My wife and I found our first investment property after looking through the Real Estate section in the newspaper one Saturday morning. We focused on finding a good buy with a great location even if it meant doing a major renovation on the property. The biggest psychological obstacle was getting our heads around borrowing large amounts of money and looking at it as a debt for life, instead of looking what it costs to service the debt after expenses and tax deductions, which was minimal.
The location was great. It was close to the city and opposite the Swan River in Perth with river views, but the inside was a different story. The whole unit was green – green paint, green carpet, green mould, green everything! Kermit the Frog would have been in heaven. It was run down and neglected. Quite a few people went through the inspection on the first Saturday it was opened, and many left holding their noses and pulling faces (as the place reeked of pets, urine and mould) but we saw beyond that.

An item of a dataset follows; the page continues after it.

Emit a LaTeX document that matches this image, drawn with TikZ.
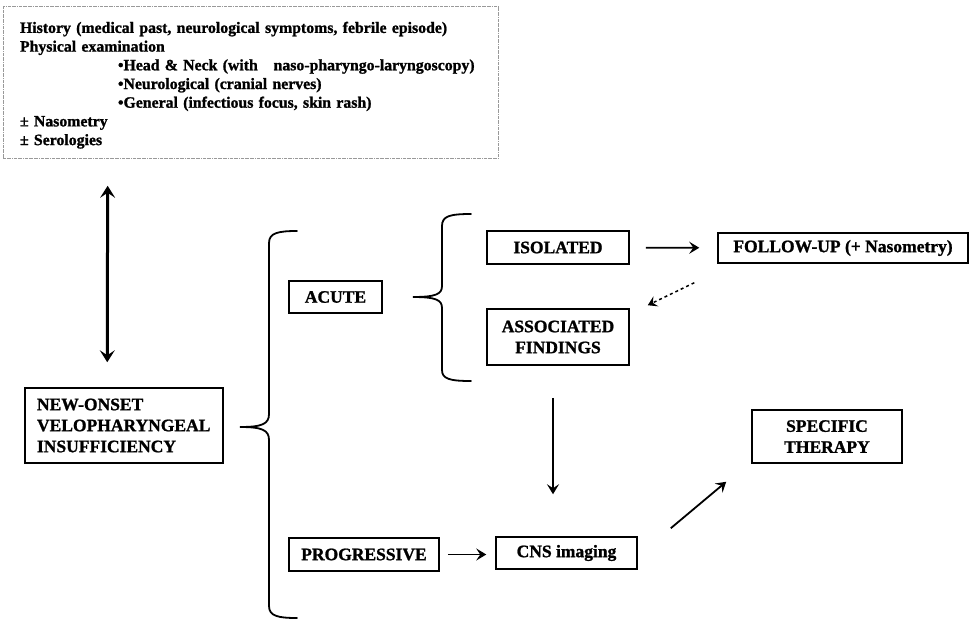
\documentclass[tikz,border=0pt]{standalone}
\usepackage{fontspec}
\setmainfont{Liberation Serif}[BoldFeatures={FakeBold=1.2}]
\usetikzlibrary{arrows.meta,positioning,calc}

\begin{document}
\begin{tikzpicture}[
    x=1pt, y=-1pt,
    font=\bfseries\fontsize{17.5}{21}\selectfont,
    box/.style={rectangle, draw, line width=1.5pt, inner sep=2pt, align=center},
    notes/.style={rectangle, draw=gray!80, densely dashdotted, line width=0.7pt, align=left, inner xsep=17pt, text width=461pt, minimum height=147pt, font=\bfseries\fontsize{15.8}{18.7}\selectfont},
    arrow/.style={-{Stealth[length=10pt,width=12pt,inset=4pt]}, line width=1.8pt},
    dasharrow/.style={-{Stealth[length=9pt,width=11pt,inset=3.5pt]}, line width=1.5pt, dashed},
    bigarrow/.style={{Stealth[length=12pt,width=15pt,inset=5pt]}-{Stealth[length=12pt,width=15pt,inset=5pt]}, line width=3pt},
    brace/.style={line width=1.8pt, line cap=round}
]
\useasboundingbox (0,0) rectangle (971,621);

% Work-up notes
\node[notes] (history) at (250.5,82.5) {\rule{0pt}{23pt}History (medical past, neurological symptoms, febrile episode)\\
Physical examination\\
\mbox{\hspace*{98pt}•Head \& Neck (with\hspace{1em}naso-pharyngo-laryngoscopy)}\\
\hspace*{98pt}•Neurological (cranial nerves)\\
\hspace*{98pt}•General (infectious focus, skin rash)\\
± Nasometry\\
± Serologies\rule[-10pt]{0pt}{0pt}};

% Boxes
\node[box, align=left, text width=174pt, inner xsep=12pt, minimum height=75pt] (onset) at (124,425.5) {NEW-ONSET\\VELOPHARYNGEAL\\INSUFFICIENCY};
\node[box, minimum width=93pt, minimum height=32pt] (acute) at (335.5,297) {ACUTE};
\node[box, minimum width=150pt, minimum height=33pt] (progressive) at (364,554.5) {PROGRESSIVE};
\node[box, minimum width=142pt, minimum height=33pt] (isolated) at (558,247.5) {ISOLATED};
\node[box, minimum width=142pt, minimum height=56pt] (assoc) at (558,337) {ASSOCIATED\\FINDINGS};
\node[box, minimum width=250pt, minimum height=30pt] (followup) at (843,248) {FOLLOW-UP (+ Nasometry)};
\node[box, minimum width=141pt, minimum height=32pt] (cns) at (566.5,553) {CNS imaging};
\node[box, minimum width=150pt, minimum height=53pt] (therapy) at (827,436.5) {SPECIFIC\\THERAPY};

% Braces
\draw[brace] (297,231) .. controls (278,231) and (269,233) .. (269,243) -- (269,414)
    .. controls (269,424) and (262,427) .. (240,427)
    .. controls (262,427) and (269,430) .. (269,440) -- (269,606)
    .. controls (269,616) and (278,618) .. (297,618);
\draw[brace] (471,214) .. controls (450,214) and (442,216) .. (442,226) -- (442,286)
    .. controls (442,294) and (436,297) .. (413,297)
    .. controls (436,297) and (442,300) .. (442,308) -- (442,370)
    .. controls (442,379) and (450,381) .. (471,381);

% Arrows
\draw[bigarrow] ($(history.south west)+(105,27)$) -- ($(onset.north west)+(83,-25)$);
\draw[arrow, shorten <=16pt, shorten >=18pt] (isolated) -- (followup);
\draw[dasharrow] ($(followup.south west)+(-23,19)$) -- ($(assoc.north east)+(18,-3)$);
\draw[arrow] ($(assoc.south)+(-5,32)$) -- ($(cns.north)+(-13.5,-42)$);
\draw[arrow, shorten <=8pt, shorten >=9pt] (progressive.east) -- (progressive.east -| cns.west);
\draw[arrow] ($(cns.north east)+(33,-8)$) -- ($(therapy.south west)+(-25,18)$);

\end{tikzpicture}
\end{document}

It was a one bedroom, one bathroom unit, all with original fittings from the 70s. Despite all its faults, we could see potential and we bought it. We spent $15,000 and a couple of months to totally renovate the place – new modern kitchen, new bathroom, sanded jarrah floorboards, electrical rewiring and replumbing. We furnished and fully equipped the whole unit and it came out a treat. We rent it out fully furnished and equipped and needless to say, the rent has tripled since the renovation
The first investment property is always the hardest to purchase because there’s a psychological process that every person goes through, but since then, we have learnt from our experiences and refined our skills to purchase even better properties to grow our substantial portfolio.
If you undertake renovating properties, it can be time consuming but rewarding, and purchasing new properties is also an excellent investment strategy for those that don’t have the time to renovate. We have used both of these strategies successfully.